Vielfalt an Gräsern und Blüten

Überhaupt zieht eine höhere Vielfalt an Pflanzenarten eine höhere Anzahl an Insektenarten mit sich, da sehr viele Insekten auf eine oder wenige Arten von Nahrungspflanzen spezialisiert sind: Konkret heißt dies, dass die Insektenart nur vorkommen kann, wenn die Nahrungspflanze vorkommt. Erste Inventare haben gezeigt, dass an Straßenrändern, die nach diesen Prinzipien unterhalten werden, zwischen 80 und 180 Pflanzenarten vorkommen können, eine schier unglaubliche Vielfalt an Gräsern und Blütenpflanzen. Drittens bieten die weiträumigen Straßenränder eine große zusammenhängende Fläche, welche durch die immer weitergetriebene Besiedlung am Verschwinden ist. Dieses Netz gewährt einen Artenschutz, welcher vorher durch die Hecken und Säume der Felder gewährleistet wurde, und trägt so zum Biotopverbund bei. Es bleibt zu hoffen, dass diese wichtigen Naturschutzmaßnahmen, die jedoch auch Vorteile für den Menschen bringen, nicht an einem übertriebenen Sauberkeitssinn der Menschen scheitern. Tatsächlich hat sich gezeigt, dass manche Mitbürger einen „sauberen“, d.h. ständig gemähten, oder gar einen vegetationsfreien Straßenrand vorziehen, ohne zu bedenken, dass dieser mit hohem Arbeitsaufwand und dem regelmäßigen Einsatz von Umweltgiften verbunden ist.

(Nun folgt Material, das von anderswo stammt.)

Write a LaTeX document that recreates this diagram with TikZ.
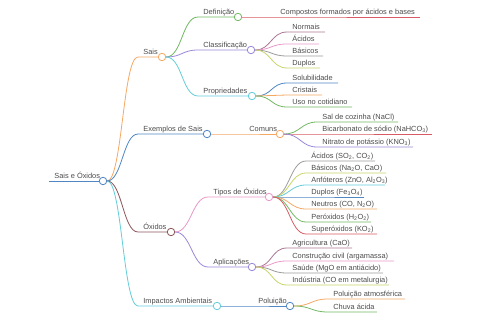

Sicherlich muss noch viel Öffentlichkeitsarbeit gemacht werden, um die Akzeptanz solcher Projekte zu erhöhen, so dass sich vielleicht irgendwann einmal diese umwelt- und somit auch menschenfreundlichere Variante des Unterhalts unserer Straßenränder durchsetzt. Abschließend sei noch gesagt, dass die Verkehrssicherheit durch solche Projekte nicht beeinträchtigt wird. Sowohl die Halte- und Überholsichtweiten als auch die Sicherheitsräume hinter den Leitplanken an den Straßenrändern und die Straßenausstattungen (Reflektoren, Beschilderung, Entwässerungsgräben) werden wie bisher von der Straßenbauverwaltung in Ordnung gehalten.